More than a few times now someone has described me as ‘quite disarming’. As my husband recommends, I’ve been trying the compliment (or critique?) on for size; does this fit me? Which has lead me to ask a prior question, what exactly does ‘disarming’ mean?
Disarming no. 1
The dictionary talks about disarming as a way of removing feelings of distrust or hostility. It’s a war term apparently. It’s about getting rid of the other’s arms – their guns. This sounds like a fairly pleasant sort of conversation technique, ‘okay people let’s put our weapons – of aggression, of avoidance, of dishonesty – down and have nice a chat’.

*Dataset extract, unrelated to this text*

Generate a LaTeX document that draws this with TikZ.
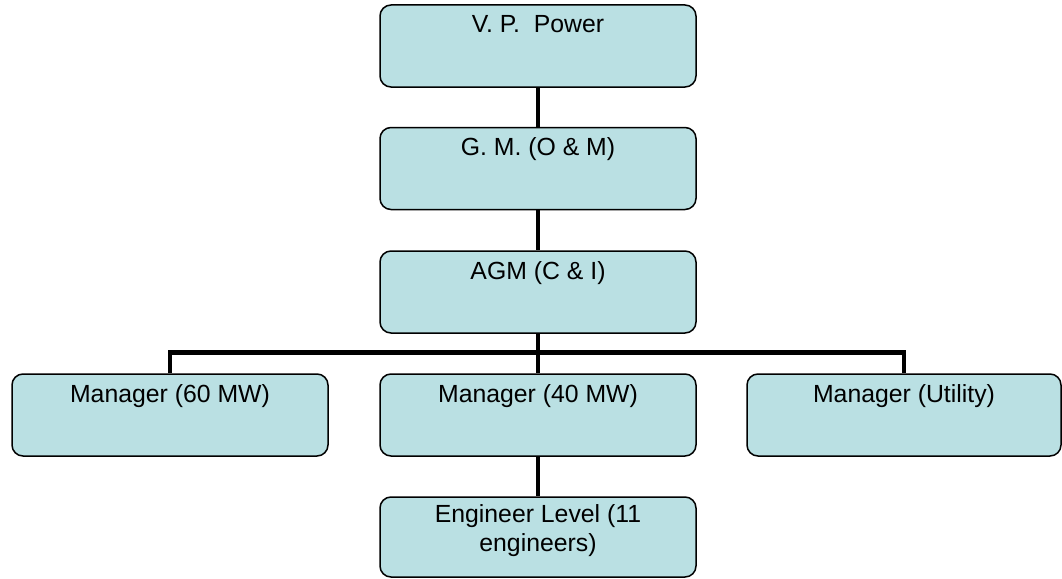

But people don’t usually show up with weaponry – conversational or otherwise – unless they think they’re gonna get hurt. To disarm then is no pleasant task, in my experience it’s a bit more like this:
If I am disarming in this sense, if I disarm by entering into a risky situation and saying ‘hey, you don’t need that weapon here, we’re safe’, then that’s great! It’s a tricky but lovely exercise to take up.
But, as the friend who I am teaching English to constantly reminds me, English words are rarely kind enough to have a single meaning. ‘Arms’, of course, has another meaning. I’m talking about those arms that grow out of my shoulders, carry my books, and embrace my friends. I need these arms, I don’t want these arms disarmed.
Which makes me wonder, can being disarming sometimes mean getting it wrong and taking someone’s necessary arms instead of their unnecessary weaponry? Am I sometimes stealing someone’s arms mid-way through a conversation a wandering off?
I think the compliment fits, but maybe it comes with a quiet warning: disarm, but make sure you get the right arms.